I'll second the prodigal son and the damaged hero as anyone who's read Busy My Heart will know. Freddy Verney is both.

Vampire erotica. I'm totally in the closet on this one...oh...wait. Damn.

Leave at the door:

The male adonis. Rippling abs and brooding eyes really don't work for me.

The wallflower / virgin longing to be deflowered. I have the t-shirt already, let's move on now please.

What I would like to see more of:

Romances between intellectual power couples, people doing great things in science, philosophy and maths having passionate, intense relationships.

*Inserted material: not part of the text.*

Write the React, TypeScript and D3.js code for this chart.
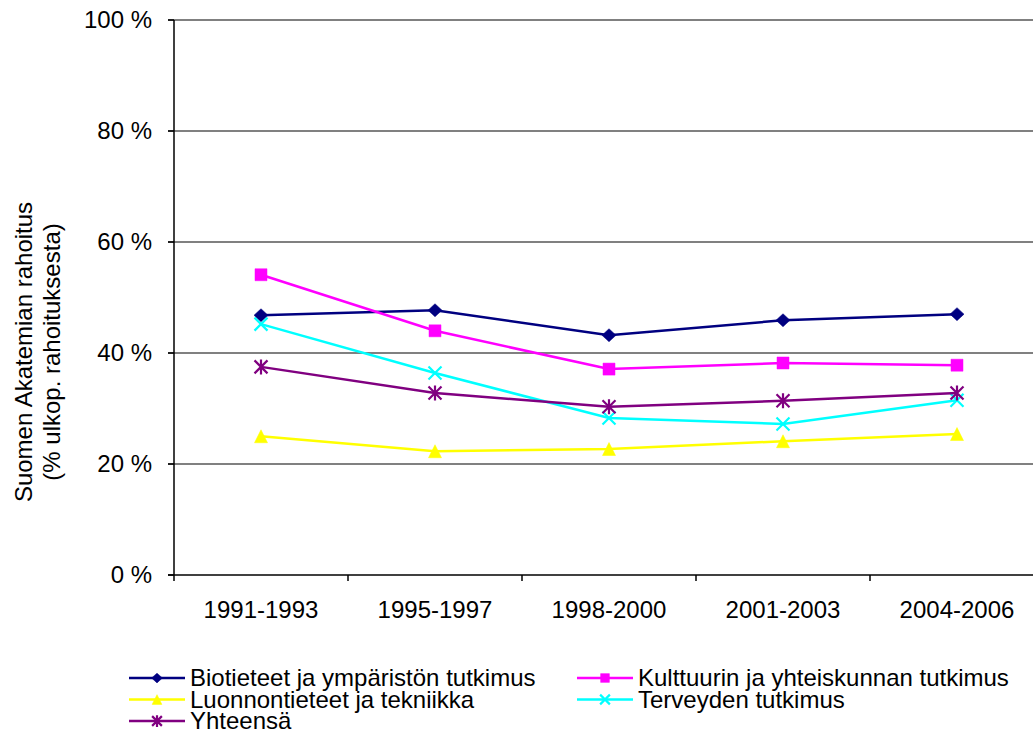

See this article by Alison Nastasi for some fantastic inspiration http://flavorwire.com/365909/the-love-stories-of-10-intellectual-power-couples


Alexander Hollins
Posted: Tuesday, June 11, 2013 6:42 PM
Joined: 3/13/2011
Posts: 412


MC's that tell each other what they want, and why, and don't dance around it. 

Leave behind, "Strong" women that run businesses, stamp their enemies into the ground, and then turn into mewling weak idiots when the hot guy treats them badly. "
Andrea Matthews
Posted: Friday, June 14, 2013 11:59 PM
Joined: 6/8/2013
Posts: 25


Hello all,
   I'm new around here and a bit nervous about posting, but here goes.
   Let's see, my favorite would be the hero who is strong and confident, but has a touch of vulnerability - a tender spot that keeps him from becoming too full of himself.
   Leave at the curb:  the whiny femme fatale who plays dumb or helpless.

DJS
Posted: Wednesday, November 27, 2013 2:05 PM
My favorite romantic cliche is the last line in just about every carnival romance, when the season is over and all the rides and joints are packed up and returning to the barn for the winter. Recall Rhett Butler telling Scarlett O'Hara as he's leaving for good, "Frankly, my dear, I don't give a damn." Well, the carny and his "old lady" have been a couple since leaving the barn last spring. Now with a cold wind of mid-October scattering the multicolored trash on the deserted midway, he, having with his crew of extra-help winos disassembled and packed the carousal on the West Coast Shows eighteen wheeler, looks out the window of the cab at the forlorn young woman huddled in her camouflaged serape and shouts, "I love you, honey, but the season's over!" He rumbles off in a flurry of blown midway sawdust. She watches after him for several long minutes, then, head bowed, shuffles off into the candy apple night.